MONEY: Ensemble learning for stock price movement prediction via a convolutional network with adversarial hypergraph model

Stock price prediction is challenging in financial investment, with the AI boom leading to increased interest from researchers. Despite these recent advances, many studies are limited to capturing the time series characteristics of price movement via recurrent neural networks (RNNs) but neglect other critical relevant factors, such as industry, shareholders, and news. On the other hand, graph neural networks have been applied to a broad range of tasks due to their superior performance in capturing complex relations among entities and representation learning. This paper investigates the effectiveness of using graph neural networks for stock price movement prediction. Inspired by a recent study, we capture the complex group-level information (co-movement of similar companies) via hypergraphs.
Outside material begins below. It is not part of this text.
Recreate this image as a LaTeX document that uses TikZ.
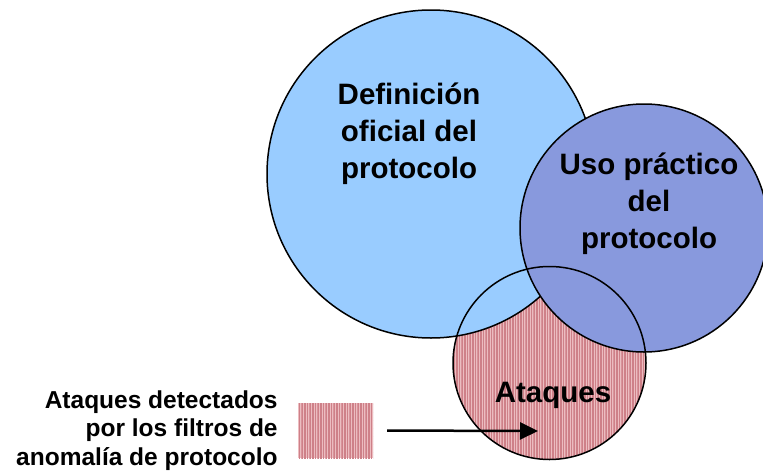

Unlike other hypergraph studies, we also use a graph model to learn pairwise relations. Moreover, we are the first to demonstrate that this simple graph model should be applied before using RNNs, rather than later, as prior research suggested. In this paper, the long-term dependencies of similar companies can be learnt by the next RNNs, which augments their predictability. We also apply adversarial training to capture the stochastic nature of the financial market and enhance the generalisation of the proposed model. Hence, we contribute with a novel ensemble learning framework to predict stock price movement, named MONEY. It is comprised of (a) a Graph Convolution Network (GCN), representing pairwise industry and price information and (b) a hypergraph convolution network for group-oriented information transmission via hyperedges with adversarial training by adding perturbations on inputs before the last prediction layer. Real-world data experiments demonstrate that MONEY significantly outperforms, on average, the state-of-the-art methods and performs particularly well in the bear market.